Activity Type: Craft
Stage of Counselling: Middle, Ending
Supplies Needed: Plain paper, markers, craft supplies as desired
Kids play the game by picking one of the four outer sections. Next you spell the word or count the number while opening the game up or out with each letter or number. If I picked 3, I would open up, out, up. At this point you will see a middle section of options – again, it could be a word, a colour, a number. At this point you can repeat the up and out process once more or you can unfold whichever flap is chosen for the final layer of options.
I’ve used this game in counselling to make either an “anger catcher” containing coping skills specifically for anger, or a “feelings catcher” with more generalized coping strategies for dealing with difficult feelings. This game works well in the middle or end of counselling, after you have had time to develop some strategies for managing emotions. Kids up to about 10 or 11 enjoy making and decorating their catcher and they have fun finding out what strategy they get. They can keep the game and use it when they are in need of a tool to handle their tough feelings.
1) This site has great folding instructions with pictures you can follow: http://www.instructables.com/id/How-to-make-a-cootie-catcher/
I keep these instructions close by during sessions, as the game won’t work if you don’t fold it correctly. It might be good to fold up an example so kids can see the finished product before they start (And also so you know you can do it properly).
2) If you are making a general “Feelings Catcher,” you can write different feelings like sad, mad, scared, lonely, or whatever emotions are going to be relevant to your client, on the outermost level. Adding a picture of the appropriate facial expression can help in recognizing their own and others’ feelings states. Or if you are making a catcher just for anger or another emotion, you can pick different levels of that emotion (irritated, grumpy, angry, enraged), if your client understands those words, or you can pick colours or numbers.

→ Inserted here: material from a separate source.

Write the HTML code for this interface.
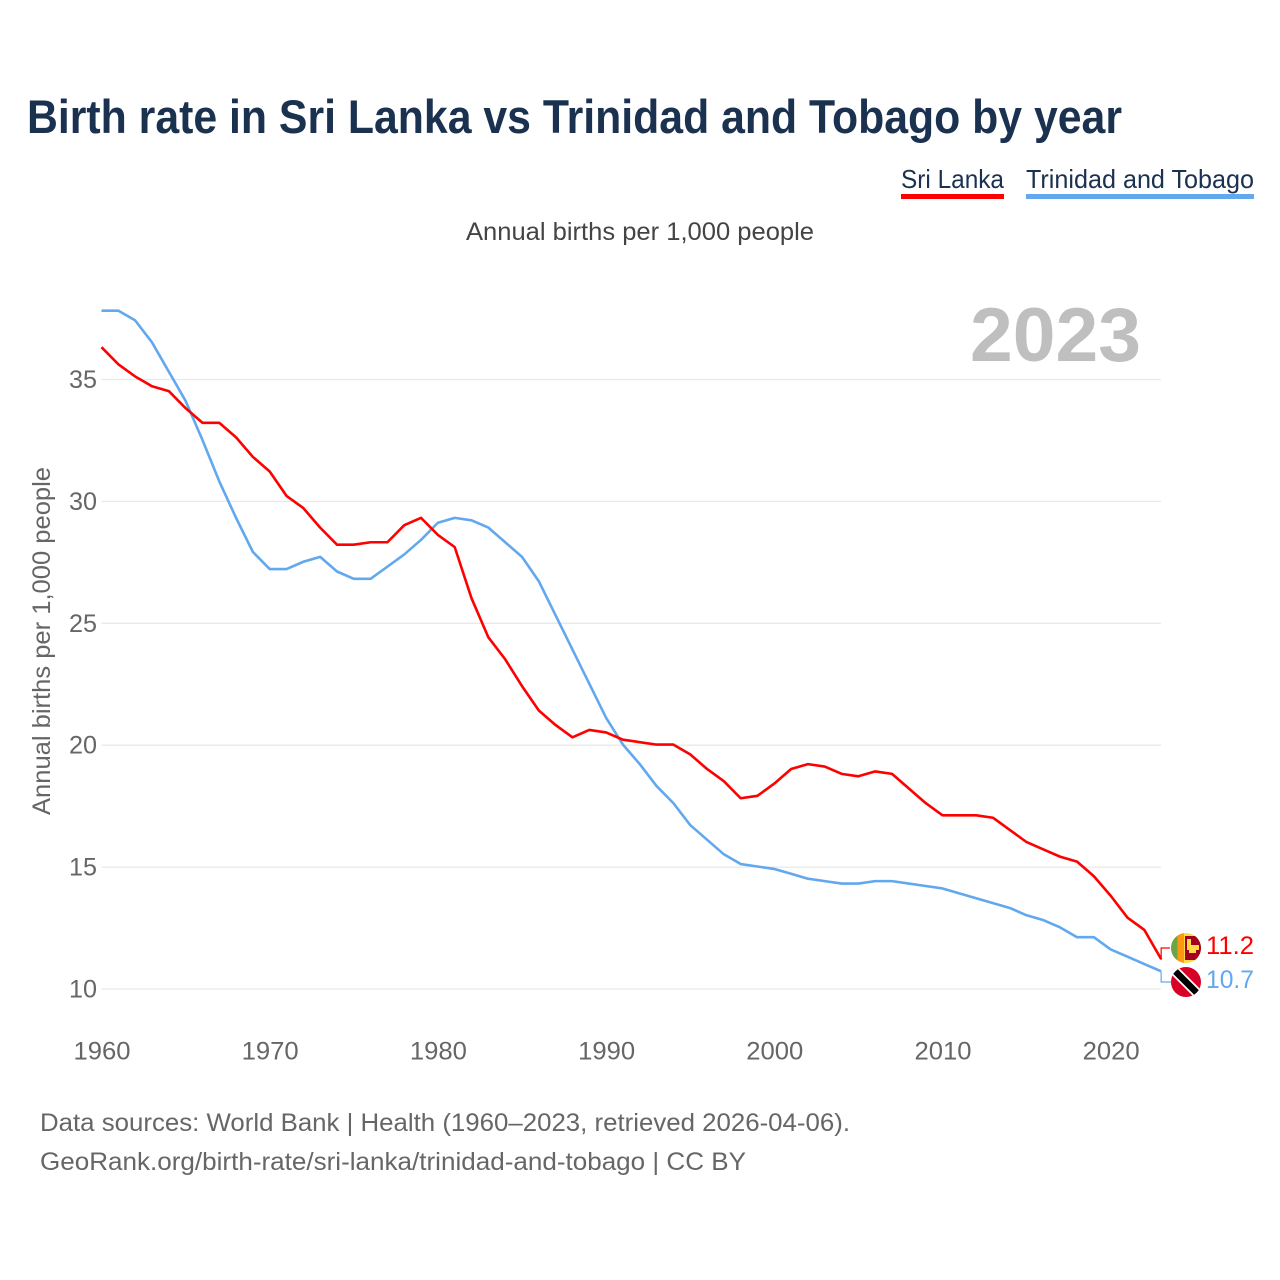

3) Pick a second set of words for the inside. I stay away from using feelings on this level as well, simply because the child might not have the option to pick what he/she is feeling. If the child get to pick between sad, tired, scared, and lonely, but she’s feeling angry, she may feel frustrated that the game did not work for her. Instead, use numbers or some other word or symbol (heart, sun, diamond, etc.).
4) On the inside flap, put whatever coping strategies you and/or the client have chosen to use to deal with her emotions. Some anger examples could include: Count to 10, go outside and kick the soccer ball around, Take a break, Take 5 deep breaths.
5) The client can add colour or whatever decorations she wants, so long as it doesn’t impede the opening and closing of the game.
6) Play the game and practice the strategies. Send the game home with your client. Not only can she use it when she needs a coping strategy, but her knowledge of the strategies will be reinforced as she shares the game with her caregiver or siblings at home.